[START OF DATA EXCERPT]

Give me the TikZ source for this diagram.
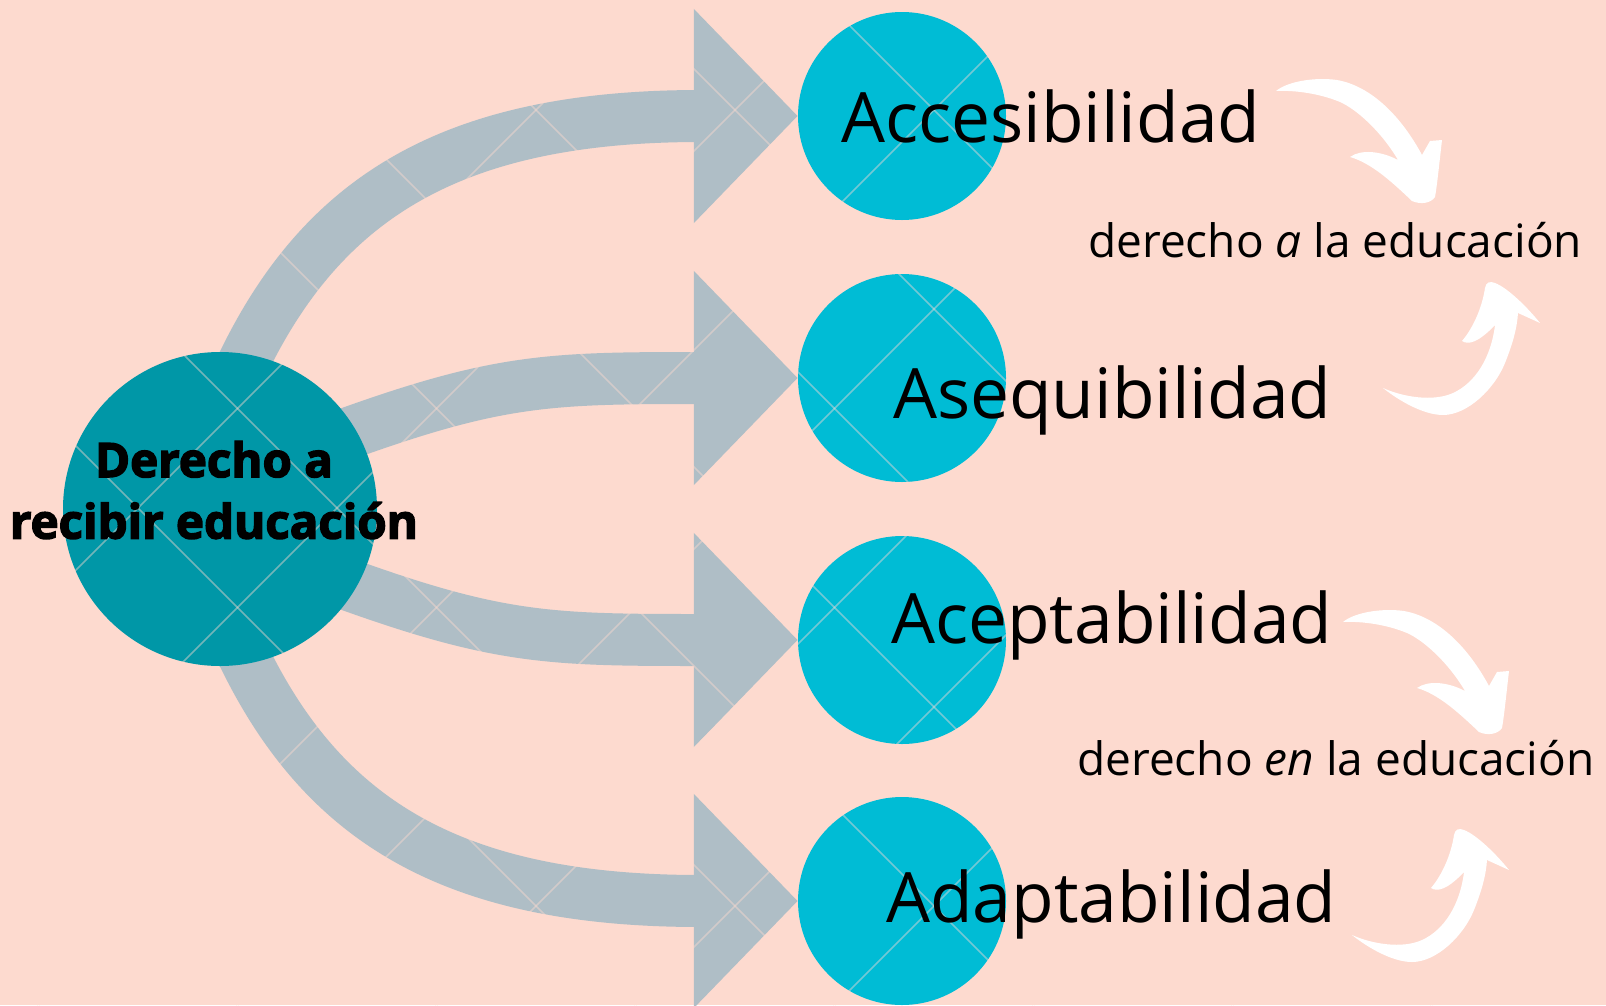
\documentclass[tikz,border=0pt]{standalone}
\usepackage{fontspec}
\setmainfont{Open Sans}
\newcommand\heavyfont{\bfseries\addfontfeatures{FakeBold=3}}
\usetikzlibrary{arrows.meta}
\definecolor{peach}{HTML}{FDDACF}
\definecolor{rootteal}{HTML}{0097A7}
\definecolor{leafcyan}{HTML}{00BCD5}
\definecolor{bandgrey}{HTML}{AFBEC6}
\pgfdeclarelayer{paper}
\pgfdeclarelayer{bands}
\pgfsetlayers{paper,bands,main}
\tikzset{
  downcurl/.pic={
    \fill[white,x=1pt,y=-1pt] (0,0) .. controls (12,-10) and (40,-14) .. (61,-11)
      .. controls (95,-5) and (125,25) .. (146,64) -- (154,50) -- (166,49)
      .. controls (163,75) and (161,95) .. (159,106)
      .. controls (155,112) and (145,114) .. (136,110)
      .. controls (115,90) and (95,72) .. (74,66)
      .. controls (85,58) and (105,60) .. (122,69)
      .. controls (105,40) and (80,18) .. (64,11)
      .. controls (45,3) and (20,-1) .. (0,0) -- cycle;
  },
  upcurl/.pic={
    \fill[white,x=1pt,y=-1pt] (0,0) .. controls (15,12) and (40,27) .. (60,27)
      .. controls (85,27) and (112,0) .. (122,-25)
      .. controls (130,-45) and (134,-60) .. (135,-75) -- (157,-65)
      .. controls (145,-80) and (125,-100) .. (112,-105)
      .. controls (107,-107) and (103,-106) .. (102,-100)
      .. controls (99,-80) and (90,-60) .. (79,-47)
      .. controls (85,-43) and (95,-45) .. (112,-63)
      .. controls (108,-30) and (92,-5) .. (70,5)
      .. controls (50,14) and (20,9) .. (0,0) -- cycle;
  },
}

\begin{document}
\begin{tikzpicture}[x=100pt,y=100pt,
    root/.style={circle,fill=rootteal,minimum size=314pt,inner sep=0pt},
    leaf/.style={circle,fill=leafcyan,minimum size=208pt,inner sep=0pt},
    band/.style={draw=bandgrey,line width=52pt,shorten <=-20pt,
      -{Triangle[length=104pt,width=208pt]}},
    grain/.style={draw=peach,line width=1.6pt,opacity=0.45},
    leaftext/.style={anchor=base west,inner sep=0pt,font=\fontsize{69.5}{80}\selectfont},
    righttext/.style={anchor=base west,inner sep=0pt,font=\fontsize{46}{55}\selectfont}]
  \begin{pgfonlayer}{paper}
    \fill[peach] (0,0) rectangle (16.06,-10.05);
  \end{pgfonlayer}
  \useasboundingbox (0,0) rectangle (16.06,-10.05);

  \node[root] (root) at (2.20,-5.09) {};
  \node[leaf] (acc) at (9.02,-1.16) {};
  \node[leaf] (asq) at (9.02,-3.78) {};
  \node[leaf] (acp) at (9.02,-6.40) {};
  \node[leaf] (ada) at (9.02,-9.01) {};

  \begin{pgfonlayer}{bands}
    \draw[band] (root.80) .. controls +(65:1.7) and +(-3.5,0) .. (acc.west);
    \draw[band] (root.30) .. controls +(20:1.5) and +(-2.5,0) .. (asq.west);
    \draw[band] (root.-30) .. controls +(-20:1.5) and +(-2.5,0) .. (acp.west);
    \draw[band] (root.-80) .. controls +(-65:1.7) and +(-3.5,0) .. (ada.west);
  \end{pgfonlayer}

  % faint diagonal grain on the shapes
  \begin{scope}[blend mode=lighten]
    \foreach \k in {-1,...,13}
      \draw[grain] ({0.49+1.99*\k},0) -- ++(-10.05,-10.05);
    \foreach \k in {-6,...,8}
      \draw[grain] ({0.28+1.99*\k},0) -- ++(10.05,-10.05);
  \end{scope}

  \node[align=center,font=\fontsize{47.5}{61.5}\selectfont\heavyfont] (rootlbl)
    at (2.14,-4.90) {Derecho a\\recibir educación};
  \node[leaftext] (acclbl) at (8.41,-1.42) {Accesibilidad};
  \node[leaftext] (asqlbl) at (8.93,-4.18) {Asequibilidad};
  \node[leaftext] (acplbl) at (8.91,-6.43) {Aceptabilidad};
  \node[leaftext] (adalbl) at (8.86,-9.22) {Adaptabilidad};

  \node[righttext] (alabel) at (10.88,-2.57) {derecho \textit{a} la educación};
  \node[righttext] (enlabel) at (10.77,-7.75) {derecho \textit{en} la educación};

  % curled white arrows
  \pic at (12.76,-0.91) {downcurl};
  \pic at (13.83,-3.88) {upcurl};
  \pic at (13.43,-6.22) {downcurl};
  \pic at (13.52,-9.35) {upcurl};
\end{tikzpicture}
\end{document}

[END OF DATA EXCERPT]

Without including any pictures, reproduce the listing exactly.

Give me the TikZ source for this diagram.
\documentclass[tikz,border=0pt]{standalone}
\usepackage{fontspec}
\setmainfont{Open Sans}
\newcommand\heavyfont{\bfseries\addfontfeatures{FakeBold=3}}
\usetikzlibrary{arrows.meta}
\definecolor{peach}{HTML}{FDDACF}
\definecolor{rootteal}{HTML}{0097A7}
\definecolor{leafcyan}{HTML}{00BCD5}
\definecolor{bandgrey}{HTML}{AFBEC6}
\pgfdeclarelayer{paper}
\pgfdeclarelayer{bands}
\pgfsetlayers{paper,bands,main}
\tikzset{
  downcurl/.pic={
    \fill[white,x=1pt,y=-1pt] (0,0) .. controls (12,-10) and (40,-14) .. (61,-11)
      .. controls (95,-5) and (125,25) .. (146,64) -- (154,50) -- (166,49)
      .. controls (163,75) and (161,95) .. (159,106)
      .. controls (155,112) and (145,114) .. (136,110)
      .. controls (115,90) and (95,72) .. (74,66)
      .. controls (85,58) and (105,60) .. (122,69)
      .. controls (105,40) and (80,18) .. (64,11)
      .. controls (45,3) and (20,-1) .. (0,0) -- cycle;
  },
  upcurl/.pic={
    \fill[white,x=1pt,y=-1pt] (0,0) .. controls (15,12) and (40,27) .. (60,27)
      .. controls (85,27) and (112,0) .. (122,-25)
      .. controls (130,-45) and (134,-60) .. (135,-75) -- (157,-65)
      .. controls (145,-80) and (125,-100) .. (112,-105)
      .. controls (107,-107) and (103,-106) .. (102,-100)
      .. controls (99,-80) and (90,-60) .. (79,-47)
      .. controls (85,-43) and (95,-45) .. (112,-63)
      .. controls (108,-30) and (92,-5) .. (70,5)
      .. controls (50,14) and (20,9) .. (0,0) -- cycle;
  },
}

\begin{document}
\begin{tikzpicture}[x=100pt,y=100pt,
    root/.style={circle,fill=rootteal,minimum size=314pt,inner sep=0pt},
    leaf/.style={circle,fill=leafcyan,minimum size=208pt,inner sep=0pt},
    band/.style={draw=bandgrey,line width=52pt,shorten <=-20pt,
      -{Triangle[length=104pt,width=208pt]}},
    grain/.style={draw=peach,line width=1.6pt,opacity=0.45},
    leaftext/.style={anchor=base west,inner sep=0pt,font=\fontsize{69.5}{80}\selectfont},
    righttext/.style={anchor=base west,inner sep=0pt,font=\fontsize{46}{55}\selectfont}]
  \begin{pgfonlayer}{paper}
    \fill[peach] (0,0) rectangle (16.06,-10.05);
  \end{pgfonlayer}
  \useasboundingbox (0,0) rectangle (16.06,-10.05);

  \node[root] (root) at (2.20,-5.09) {};
  \node[leaf] (acc) at (9.02,-1.16) {};
  \node[leaf] (asq) at (9.02,-3.78) {};
  \node[leaf] (acp) at (9.02,-6.40) {};
  \node[leaf] (ada) at (9.02,-9.01) {};

  \begin{pgfonlayer}{bands}
    \draw[band] (root.80) .. controls +(65:1.7) and +(-3.5,0) .. (acc.west);
    \draw[band] (root.30) .. controls +(20:1.5) and +(-2.5,0) .. (asq.west);
    \draw[band] (root.-30) .. controls +(-20:1.5) and +(-2.5,0) .. (acp.west);
    \draw[band] (root.-80) .. controls +(-65:1.7) and +(-3.5,0) .. (ada.west);
  \end{pgfonlayer}

  % faint diagonal grain on the shapes
  \begin{scope}[blend mode=lighten]
    \foreach \k in {-1,...,13}
      \draw[grain] ({0.49+1.99*\k},0) -- ++(-10.05,-10.05);
    \foreach \k in {-6,...,8}
      \draw[grain] ({0.28+1.99*\k},0) -- ++(10.05,-10.05);
  \end{scope}

  \node[align=center,font=\fontsize{47.5}{61.5}\selectfont\heavyfont] (rootlbl)
    at (2.14,-4.90) {Derecho a\\recibir educación};
  \node[leaftext] (acclbl) at (8.41,-1.42) {Accesibilidad};
  \node[leaftext] (asqlbl) at (8.93,-4.18) {Asequibilidad};
  \node[leaftext] (acplbl) at (8.91,-6.43) {Aceptabilidad};
  \node[leaftext] (adalbl) at (8.86,-9.22) {Adaptabilidad};

  \node[righttext] (alabel) at (10.88,-2.57) {derecho \textit{a} la educación};
  \node[righttext] (enlabel) at (10.77,-7.75) {derecho \textit{en} la educación};

  % curled white arrows
  \pic at (12.76,-0.91) {downcurl};
  \pic at (13.83,-3.88) {upcurl};
  \pic at (13.43,-6.22) {downcurl};
  \pic at (13.52,-9.35) {upcurl};
\end{tikzpicture}
\end{document}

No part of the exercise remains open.